Antropólogo: liberação da maconha no Uruguai pode ser exemplo ao Brasil
Homem fuma maconha do lado de fora do Congresso uruguaio, onde o projeto foi votado na última quarta-feira. Foto: AP
Entretanto, o deputado Osmar Terra, autor da Lei Antidrogas, acredita que iniciativa uruguaia é um retrocesso no combate à dependência.
O projeto de lei que propõe a legalização da produção e do consumo de maconha no Uruguai tem potencial para inspirar uma medida semelhante no Brasil. A opinião é do antropólogo Maurício Fiore, membro da Rede Pense Livre, para quem o País já tem "todas as condições" de propor um modelo de regulamentação do uso da droga. "O Brasil teria todas as condições de já propor um modelo regulamentado de produção e comércio. O problema são as barreiras políticas a isso, que são muito grandes no Brasil", afirmou Fiore, em entrevista ao Terra.
Na última quarta-feira, os deputados uruguaios aprovaram o projeto que tem como objetivo tirar mercado dos cartéis do narcotráfico, repassando o controle de toda a cadeia produtiva ao Estado. A proposta ainda precisa ser votada pelo Senado, onde o partido do presidente José Mujica conta com ampla maioria.
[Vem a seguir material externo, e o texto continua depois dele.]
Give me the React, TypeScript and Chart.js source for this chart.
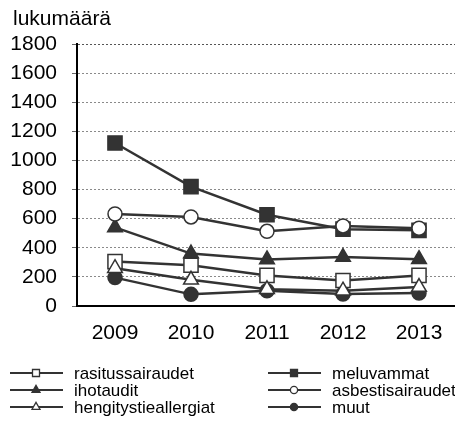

Pelo texto, o Estado uruguaio assumiria o controle e a regulação das atividades de importação, produção, compra, armazenamento, comercialização e distribuição da maconha e derivados. Isso seria conduzido por uma agência estatal, responsável por emitir licenças e comandar os elos da cadeia. Apenas residentes no Uruguai, maiores de 18 anos, poderiam consumir a droga, desde que façam um cadastro em que se declaram consumidores recreativos de maconha, com posse limitada a 40 gramas de cannabis.
"É algo inédito desde que esse sistema mundial proibicionista foi montado, há um século. Se realmente for confirmado - e deve ser, porque no Senado o partido do governo tem ampla maioria -, é a primeira vez que um país que é signatário das três convenções de psicotrópicos da ONU tira por conta própria uma substância banida e coloca na legalidade, e regulariza o comércio", destaca Fiore. Segundo o antropólogo, uma vez aprovada, a regulamentação da maconha será um experimento importante para análise mundial. "Do ponto de vista de política pública sobre drogas, vai ser um experimento muito interessante. A gente vai ter realmente pela primeira vez todo o ciclo de produção legalizado. Porque o que se tinha na Holanda não era isso. Na Holanda você tinha uma tolerância no varejo, mas você não permitia a produção. Agora você tem todo o circuito legalizado, e a venda com alguma regulação", argumenta.
Para o membro da Rede Pense Livre, a proximidade com o Uruguai pode ter um grande impacto na mudança de posicionamento da política antidrogas do Brasil. "A legalização do Uruguai é um passo enorme para isso, até porque o Uruguai faz parte do Mercosul. A maconha é uma droga interessante para experimentar uma queda do proibicionismo, porque ela tem essa característica menos arriscada no comércio. E o seu consumo, ainda que traga alguns riscos, não se compara ao de outras drogas", argumenta.